Work to be completed
Return the material exactly, first line through the line containing "import pandas as pd", and nothing more. Pictures stay out.

Entries with chart source code
▶

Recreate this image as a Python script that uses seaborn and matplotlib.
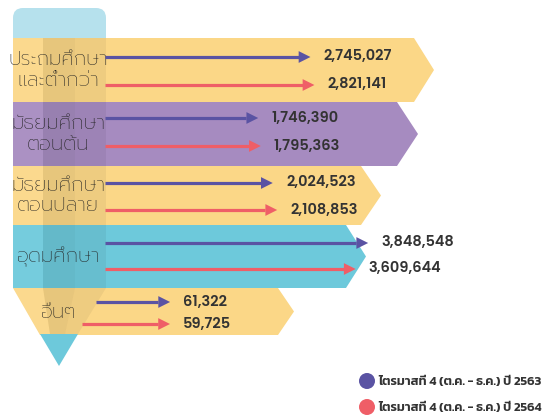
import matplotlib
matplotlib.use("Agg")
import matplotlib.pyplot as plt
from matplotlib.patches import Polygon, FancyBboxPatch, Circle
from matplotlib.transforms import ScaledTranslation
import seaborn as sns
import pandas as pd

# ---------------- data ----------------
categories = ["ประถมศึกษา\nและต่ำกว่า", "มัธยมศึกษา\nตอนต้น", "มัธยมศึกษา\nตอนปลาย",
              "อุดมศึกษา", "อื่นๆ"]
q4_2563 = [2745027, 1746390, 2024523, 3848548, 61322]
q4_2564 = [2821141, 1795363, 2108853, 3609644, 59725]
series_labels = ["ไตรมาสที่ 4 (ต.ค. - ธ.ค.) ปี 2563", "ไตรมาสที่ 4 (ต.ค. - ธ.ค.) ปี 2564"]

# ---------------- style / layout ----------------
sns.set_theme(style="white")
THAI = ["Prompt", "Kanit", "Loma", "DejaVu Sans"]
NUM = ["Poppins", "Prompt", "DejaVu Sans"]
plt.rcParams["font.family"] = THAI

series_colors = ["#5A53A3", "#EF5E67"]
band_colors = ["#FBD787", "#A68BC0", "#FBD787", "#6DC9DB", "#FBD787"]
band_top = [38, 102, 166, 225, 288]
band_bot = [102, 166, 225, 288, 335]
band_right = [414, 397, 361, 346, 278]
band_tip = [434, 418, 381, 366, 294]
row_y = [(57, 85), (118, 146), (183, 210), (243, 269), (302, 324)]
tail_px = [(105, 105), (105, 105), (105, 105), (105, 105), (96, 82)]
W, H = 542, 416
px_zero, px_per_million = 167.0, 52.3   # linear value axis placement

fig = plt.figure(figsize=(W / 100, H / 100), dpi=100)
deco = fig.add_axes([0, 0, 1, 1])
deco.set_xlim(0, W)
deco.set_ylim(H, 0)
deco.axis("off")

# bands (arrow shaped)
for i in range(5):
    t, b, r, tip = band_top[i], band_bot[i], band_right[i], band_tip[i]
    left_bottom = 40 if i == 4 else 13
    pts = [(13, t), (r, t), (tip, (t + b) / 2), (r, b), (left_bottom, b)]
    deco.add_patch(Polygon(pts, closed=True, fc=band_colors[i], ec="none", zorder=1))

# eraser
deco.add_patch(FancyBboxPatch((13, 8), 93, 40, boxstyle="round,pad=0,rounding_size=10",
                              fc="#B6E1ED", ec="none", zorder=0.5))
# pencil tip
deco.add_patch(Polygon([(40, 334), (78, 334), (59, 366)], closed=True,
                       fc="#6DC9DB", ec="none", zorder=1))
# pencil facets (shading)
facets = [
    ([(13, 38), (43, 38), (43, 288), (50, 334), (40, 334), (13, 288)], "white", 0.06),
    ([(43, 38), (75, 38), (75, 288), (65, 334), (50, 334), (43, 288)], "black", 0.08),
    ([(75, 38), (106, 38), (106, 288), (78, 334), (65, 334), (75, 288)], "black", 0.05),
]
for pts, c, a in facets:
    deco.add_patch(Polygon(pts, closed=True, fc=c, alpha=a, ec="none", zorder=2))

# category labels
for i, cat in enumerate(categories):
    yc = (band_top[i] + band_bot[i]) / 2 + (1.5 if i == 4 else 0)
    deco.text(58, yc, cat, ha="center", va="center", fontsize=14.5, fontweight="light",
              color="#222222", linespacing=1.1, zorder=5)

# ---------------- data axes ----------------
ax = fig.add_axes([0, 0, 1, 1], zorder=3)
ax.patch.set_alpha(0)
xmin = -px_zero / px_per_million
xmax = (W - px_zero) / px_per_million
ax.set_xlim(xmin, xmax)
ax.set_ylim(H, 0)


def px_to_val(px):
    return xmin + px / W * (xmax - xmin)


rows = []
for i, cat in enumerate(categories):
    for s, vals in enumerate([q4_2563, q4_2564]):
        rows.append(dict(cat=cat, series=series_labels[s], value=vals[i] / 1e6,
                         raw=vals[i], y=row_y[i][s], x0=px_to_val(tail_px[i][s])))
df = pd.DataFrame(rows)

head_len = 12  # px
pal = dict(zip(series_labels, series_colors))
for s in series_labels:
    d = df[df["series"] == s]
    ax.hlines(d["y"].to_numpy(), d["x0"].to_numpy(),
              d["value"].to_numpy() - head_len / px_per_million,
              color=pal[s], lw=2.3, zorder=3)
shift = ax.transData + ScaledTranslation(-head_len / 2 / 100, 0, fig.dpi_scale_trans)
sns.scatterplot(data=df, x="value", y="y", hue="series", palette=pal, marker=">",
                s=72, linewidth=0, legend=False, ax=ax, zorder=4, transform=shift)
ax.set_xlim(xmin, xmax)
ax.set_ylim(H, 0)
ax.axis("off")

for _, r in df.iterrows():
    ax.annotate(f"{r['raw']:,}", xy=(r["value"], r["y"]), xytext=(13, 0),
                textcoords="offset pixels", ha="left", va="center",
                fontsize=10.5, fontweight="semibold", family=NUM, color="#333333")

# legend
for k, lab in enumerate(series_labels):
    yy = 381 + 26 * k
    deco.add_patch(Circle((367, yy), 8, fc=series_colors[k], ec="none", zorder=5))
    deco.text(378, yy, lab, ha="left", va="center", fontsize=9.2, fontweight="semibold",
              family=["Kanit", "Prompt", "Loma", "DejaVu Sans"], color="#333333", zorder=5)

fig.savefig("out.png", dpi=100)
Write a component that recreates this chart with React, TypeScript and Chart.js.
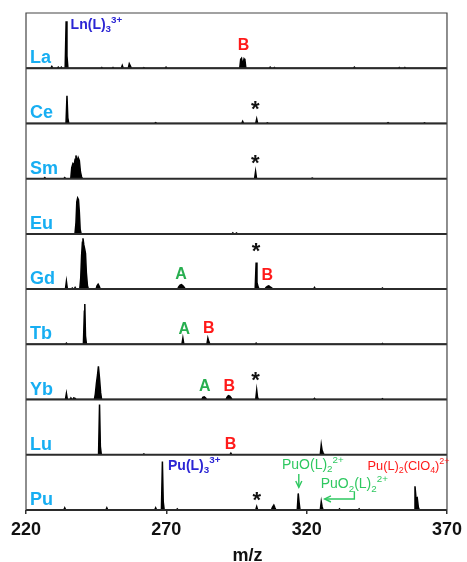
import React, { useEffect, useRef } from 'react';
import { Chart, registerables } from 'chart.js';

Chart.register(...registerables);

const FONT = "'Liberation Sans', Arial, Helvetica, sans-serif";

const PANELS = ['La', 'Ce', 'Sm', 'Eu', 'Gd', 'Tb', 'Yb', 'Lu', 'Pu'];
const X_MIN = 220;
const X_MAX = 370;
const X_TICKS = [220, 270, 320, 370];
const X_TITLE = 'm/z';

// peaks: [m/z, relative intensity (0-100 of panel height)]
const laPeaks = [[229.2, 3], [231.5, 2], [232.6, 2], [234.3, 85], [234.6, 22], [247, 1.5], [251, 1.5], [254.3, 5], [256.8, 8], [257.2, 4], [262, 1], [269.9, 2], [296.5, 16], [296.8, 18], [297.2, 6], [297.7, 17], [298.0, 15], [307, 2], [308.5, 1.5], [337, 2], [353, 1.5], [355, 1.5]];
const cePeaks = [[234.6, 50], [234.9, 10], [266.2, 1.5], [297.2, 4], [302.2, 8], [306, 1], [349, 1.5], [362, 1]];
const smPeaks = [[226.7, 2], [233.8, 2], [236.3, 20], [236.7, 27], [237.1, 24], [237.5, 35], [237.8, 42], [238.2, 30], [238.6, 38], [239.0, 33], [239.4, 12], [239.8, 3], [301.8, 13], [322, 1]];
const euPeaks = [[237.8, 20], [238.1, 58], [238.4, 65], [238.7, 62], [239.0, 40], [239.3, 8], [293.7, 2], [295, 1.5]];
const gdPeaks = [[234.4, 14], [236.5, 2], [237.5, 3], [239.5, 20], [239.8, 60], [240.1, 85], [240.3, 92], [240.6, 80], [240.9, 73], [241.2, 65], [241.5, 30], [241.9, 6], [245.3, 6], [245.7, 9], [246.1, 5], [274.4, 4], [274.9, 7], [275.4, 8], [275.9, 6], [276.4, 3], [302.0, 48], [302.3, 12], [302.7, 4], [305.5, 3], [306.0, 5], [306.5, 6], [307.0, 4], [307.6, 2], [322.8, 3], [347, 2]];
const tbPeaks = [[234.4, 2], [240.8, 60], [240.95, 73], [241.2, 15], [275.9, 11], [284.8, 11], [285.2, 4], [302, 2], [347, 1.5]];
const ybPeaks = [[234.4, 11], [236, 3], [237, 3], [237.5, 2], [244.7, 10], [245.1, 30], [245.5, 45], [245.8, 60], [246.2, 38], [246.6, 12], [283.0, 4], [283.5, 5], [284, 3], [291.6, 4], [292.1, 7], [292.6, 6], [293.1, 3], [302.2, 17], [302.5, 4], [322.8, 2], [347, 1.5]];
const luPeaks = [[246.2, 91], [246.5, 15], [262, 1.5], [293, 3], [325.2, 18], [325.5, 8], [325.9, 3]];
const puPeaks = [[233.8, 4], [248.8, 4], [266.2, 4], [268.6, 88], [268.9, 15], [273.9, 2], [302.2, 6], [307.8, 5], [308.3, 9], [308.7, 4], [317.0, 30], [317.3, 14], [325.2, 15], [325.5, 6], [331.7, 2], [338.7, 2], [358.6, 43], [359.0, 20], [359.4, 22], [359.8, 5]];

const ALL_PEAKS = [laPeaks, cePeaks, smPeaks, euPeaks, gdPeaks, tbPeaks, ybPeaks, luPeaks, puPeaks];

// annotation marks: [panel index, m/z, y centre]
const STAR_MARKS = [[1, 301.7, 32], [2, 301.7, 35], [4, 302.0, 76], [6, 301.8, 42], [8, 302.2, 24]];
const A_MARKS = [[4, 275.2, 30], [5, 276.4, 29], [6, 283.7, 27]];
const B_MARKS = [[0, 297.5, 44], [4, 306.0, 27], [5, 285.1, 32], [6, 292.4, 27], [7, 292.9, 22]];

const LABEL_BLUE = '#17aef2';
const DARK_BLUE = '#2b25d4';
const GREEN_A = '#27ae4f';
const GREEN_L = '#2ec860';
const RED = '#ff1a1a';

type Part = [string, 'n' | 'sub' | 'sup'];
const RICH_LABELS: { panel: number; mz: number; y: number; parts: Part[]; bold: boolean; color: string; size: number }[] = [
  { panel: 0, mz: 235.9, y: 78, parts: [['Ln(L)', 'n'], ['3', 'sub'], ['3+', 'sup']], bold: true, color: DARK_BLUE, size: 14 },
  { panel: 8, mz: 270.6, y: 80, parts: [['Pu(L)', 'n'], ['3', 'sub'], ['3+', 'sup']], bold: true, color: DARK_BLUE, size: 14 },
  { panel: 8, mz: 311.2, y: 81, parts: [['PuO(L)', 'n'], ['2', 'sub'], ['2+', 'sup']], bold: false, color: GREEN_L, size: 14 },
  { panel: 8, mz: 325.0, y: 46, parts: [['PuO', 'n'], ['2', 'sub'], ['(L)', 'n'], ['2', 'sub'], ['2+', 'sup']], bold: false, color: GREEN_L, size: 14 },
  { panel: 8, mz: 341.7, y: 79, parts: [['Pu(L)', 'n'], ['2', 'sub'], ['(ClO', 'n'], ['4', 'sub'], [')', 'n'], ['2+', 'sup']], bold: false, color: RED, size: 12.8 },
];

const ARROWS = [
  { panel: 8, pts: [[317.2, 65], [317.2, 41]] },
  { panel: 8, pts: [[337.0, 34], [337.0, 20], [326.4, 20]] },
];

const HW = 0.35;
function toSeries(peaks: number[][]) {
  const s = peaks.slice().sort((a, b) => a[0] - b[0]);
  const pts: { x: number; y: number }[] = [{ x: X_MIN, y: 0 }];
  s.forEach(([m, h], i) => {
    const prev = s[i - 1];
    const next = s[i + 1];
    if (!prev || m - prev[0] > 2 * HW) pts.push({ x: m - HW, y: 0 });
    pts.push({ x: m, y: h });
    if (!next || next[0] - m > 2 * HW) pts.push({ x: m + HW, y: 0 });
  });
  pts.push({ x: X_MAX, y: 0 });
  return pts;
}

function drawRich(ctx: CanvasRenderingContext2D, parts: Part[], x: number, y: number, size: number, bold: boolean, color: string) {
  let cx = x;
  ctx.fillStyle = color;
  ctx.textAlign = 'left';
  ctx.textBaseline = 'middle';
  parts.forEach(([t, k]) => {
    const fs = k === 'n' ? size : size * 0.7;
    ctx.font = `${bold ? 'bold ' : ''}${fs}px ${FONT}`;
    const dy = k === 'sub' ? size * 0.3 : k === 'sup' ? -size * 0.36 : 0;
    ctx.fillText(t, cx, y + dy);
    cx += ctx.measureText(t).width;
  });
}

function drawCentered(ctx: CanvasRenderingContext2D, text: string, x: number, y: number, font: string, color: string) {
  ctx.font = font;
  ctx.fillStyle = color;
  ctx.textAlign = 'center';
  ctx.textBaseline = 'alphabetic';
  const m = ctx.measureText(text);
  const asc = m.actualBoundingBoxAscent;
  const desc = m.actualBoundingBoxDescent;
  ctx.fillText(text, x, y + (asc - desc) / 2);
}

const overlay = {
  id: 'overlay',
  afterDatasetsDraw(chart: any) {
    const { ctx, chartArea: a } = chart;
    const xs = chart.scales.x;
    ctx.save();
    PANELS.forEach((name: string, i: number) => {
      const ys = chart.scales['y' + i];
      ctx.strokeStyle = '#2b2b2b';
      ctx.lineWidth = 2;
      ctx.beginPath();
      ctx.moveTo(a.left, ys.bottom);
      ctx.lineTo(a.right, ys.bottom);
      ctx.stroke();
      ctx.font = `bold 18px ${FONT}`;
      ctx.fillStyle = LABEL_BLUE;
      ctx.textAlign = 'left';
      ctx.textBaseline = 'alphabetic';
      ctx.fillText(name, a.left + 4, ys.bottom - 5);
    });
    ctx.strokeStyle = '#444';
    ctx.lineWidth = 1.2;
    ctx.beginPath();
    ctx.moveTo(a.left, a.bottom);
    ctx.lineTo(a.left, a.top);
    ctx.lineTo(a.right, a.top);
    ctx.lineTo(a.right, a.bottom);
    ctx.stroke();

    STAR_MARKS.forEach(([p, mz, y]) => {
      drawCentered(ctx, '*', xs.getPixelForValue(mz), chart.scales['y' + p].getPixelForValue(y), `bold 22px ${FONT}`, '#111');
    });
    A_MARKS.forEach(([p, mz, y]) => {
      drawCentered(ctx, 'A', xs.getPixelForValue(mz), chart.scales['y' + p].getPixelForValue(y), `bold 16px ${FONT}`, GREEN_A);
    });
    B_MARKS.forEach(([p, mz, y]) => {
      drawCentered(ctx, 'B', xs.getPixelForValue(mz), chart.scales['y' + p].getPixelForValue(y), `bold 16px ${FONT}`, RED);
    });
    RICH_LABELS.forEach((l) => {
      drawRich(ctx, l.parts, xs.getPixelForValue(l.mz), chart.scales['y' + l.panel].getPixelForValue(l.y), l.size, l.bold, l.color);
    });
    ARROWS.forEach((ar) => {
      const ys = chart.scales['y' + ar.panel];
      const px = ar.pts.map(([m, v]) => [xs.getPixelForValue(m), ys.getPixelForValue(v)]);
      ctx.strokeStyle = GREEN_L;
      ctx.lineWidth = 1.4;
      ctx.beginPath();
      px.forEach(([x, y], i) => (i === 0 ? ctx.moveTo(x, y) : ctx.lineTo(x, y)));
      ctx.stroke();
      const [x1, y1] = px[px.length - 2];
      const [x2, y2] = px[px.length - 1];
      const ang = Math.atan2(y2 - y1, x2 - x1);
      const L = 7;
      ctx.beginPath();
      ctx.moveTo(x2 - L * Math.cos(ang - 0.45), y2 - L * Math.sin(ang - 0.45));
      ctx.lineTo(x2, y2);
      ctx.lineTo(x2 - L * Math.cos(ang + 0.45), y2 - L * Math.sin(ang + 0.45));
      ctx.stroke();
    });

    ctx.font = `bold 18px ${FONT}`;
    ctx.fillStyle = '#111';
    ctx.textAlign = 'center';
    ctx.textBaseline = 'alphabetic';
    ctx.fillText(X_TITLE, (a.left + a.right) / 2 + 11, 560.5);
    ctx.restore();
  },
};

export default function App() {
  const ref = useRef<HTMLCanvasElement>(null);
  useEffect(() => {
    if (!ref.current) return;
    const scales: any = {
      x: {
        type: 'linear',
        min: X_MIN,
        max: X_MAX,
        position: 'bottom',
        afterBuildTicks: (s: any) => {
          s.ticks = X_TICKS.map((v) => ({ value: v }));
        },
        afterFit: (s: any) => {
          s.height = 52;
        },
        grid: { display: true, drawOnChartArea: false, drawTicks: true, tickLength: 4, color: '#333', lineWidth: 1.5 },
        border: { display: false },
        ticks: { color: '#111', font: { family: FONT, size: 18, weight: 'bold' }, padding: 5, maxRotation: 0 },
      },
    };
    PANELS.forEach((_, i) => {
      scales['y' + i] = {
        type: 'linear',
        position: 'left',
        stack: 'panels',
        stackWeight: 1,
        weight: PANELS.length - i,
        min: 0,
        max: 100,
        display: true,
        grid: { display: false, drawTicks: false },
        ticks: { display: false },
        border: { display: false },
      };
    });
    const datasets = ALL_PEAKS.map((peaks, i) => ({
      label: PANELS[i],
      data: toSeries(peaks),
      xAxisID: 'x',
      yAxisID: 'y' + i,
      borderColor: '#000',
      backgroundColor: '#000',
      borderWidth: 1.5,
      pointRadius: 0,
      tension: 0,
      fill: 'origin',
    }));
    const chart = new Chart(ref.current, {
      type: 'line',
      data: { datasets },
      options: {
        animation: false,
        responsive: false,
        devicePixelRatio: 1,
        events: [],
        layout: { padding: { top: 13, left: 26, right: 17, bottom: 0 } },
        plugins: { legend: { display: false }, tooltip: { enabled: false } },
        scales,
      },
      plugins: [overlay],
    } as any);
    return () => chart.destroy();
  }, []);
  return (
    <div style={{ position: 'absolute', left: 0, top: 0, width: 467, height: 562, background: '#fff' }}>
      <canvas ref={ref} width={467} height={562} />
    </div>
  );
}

◀

Written response
Recreate this image as a Python script that uses seaborn and matplotlib.
import matplotlib
matplotlib.use("Agg")
import matplotlib.pyplot as plt
from matplotlib.patches import Polygon, FancyBboxPatch, Circle
from matplotlib.transforms import ScaledTranslation
import seaborn as sns
import pandas as pd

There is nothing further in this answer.